Our free US Business Tax Calculator handles the tax calculation side of this — with pre-loaded official excise rates for all 50 states, six formula types, and CSV export so you can document your calculations for accounting purposes.
Where to Get Authoritative PACT Act Information
For anything compliance-related, always verify against primary government sources rather than third-party summaries — including this one:
The ATF website (atf.gov) publishes the full text of the PACT Act along with official guidance documents and contact information for compliance questions.
Each state's Department of Revenue or Department of Taxation publishes its own PACT Act filing instructions, downloadable form templates, and current deadlines. Searching for the state name alongside "PACT Act tobacco reporting" or "ENDS excise tax filing" will usually surface the right page.

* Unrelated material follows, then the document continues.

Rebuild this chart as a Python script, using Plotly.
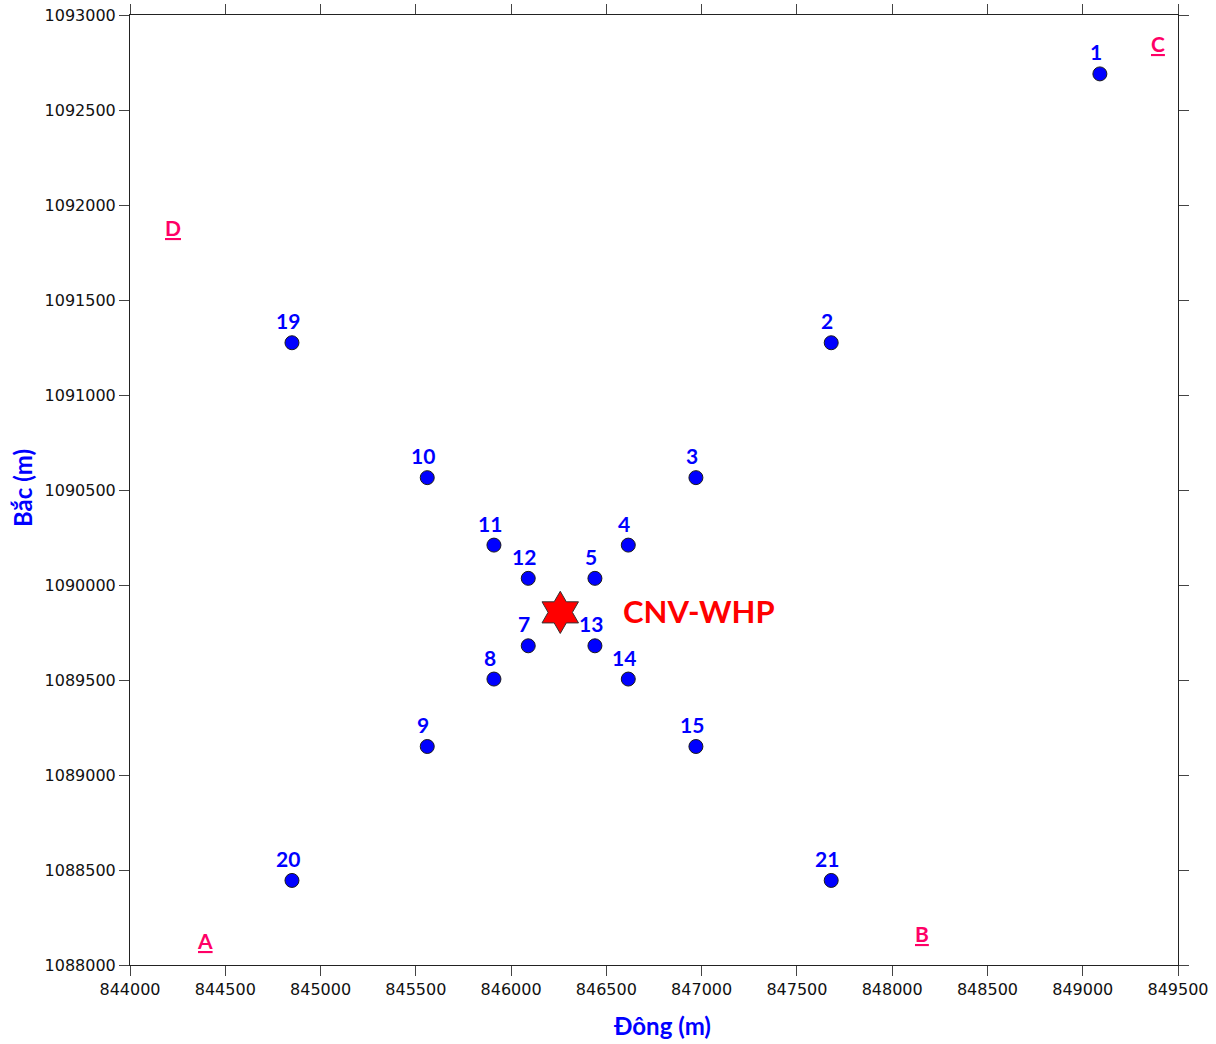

A tobacco compliance attorney is worth consulting if your business ships significant volume into multiple states. The per-violation penalty structure means that getting things wrong at scale is very expensive, and professional guidance upfront is almost always cheaper than fixing problems after the fact.
⚠️ Disclaimer
This article is written for general educational purposes and reflects the author's understanding of publicly available information about the PACT Act. It is not legal advice and should not be treated as such. PACT Act requirements change regularly and vary significantly by state. Before making any compliance decisions, consult a qualified attorney who specializes in tobacco and nicotine product regulation. This article does not create any attorney-client relationship.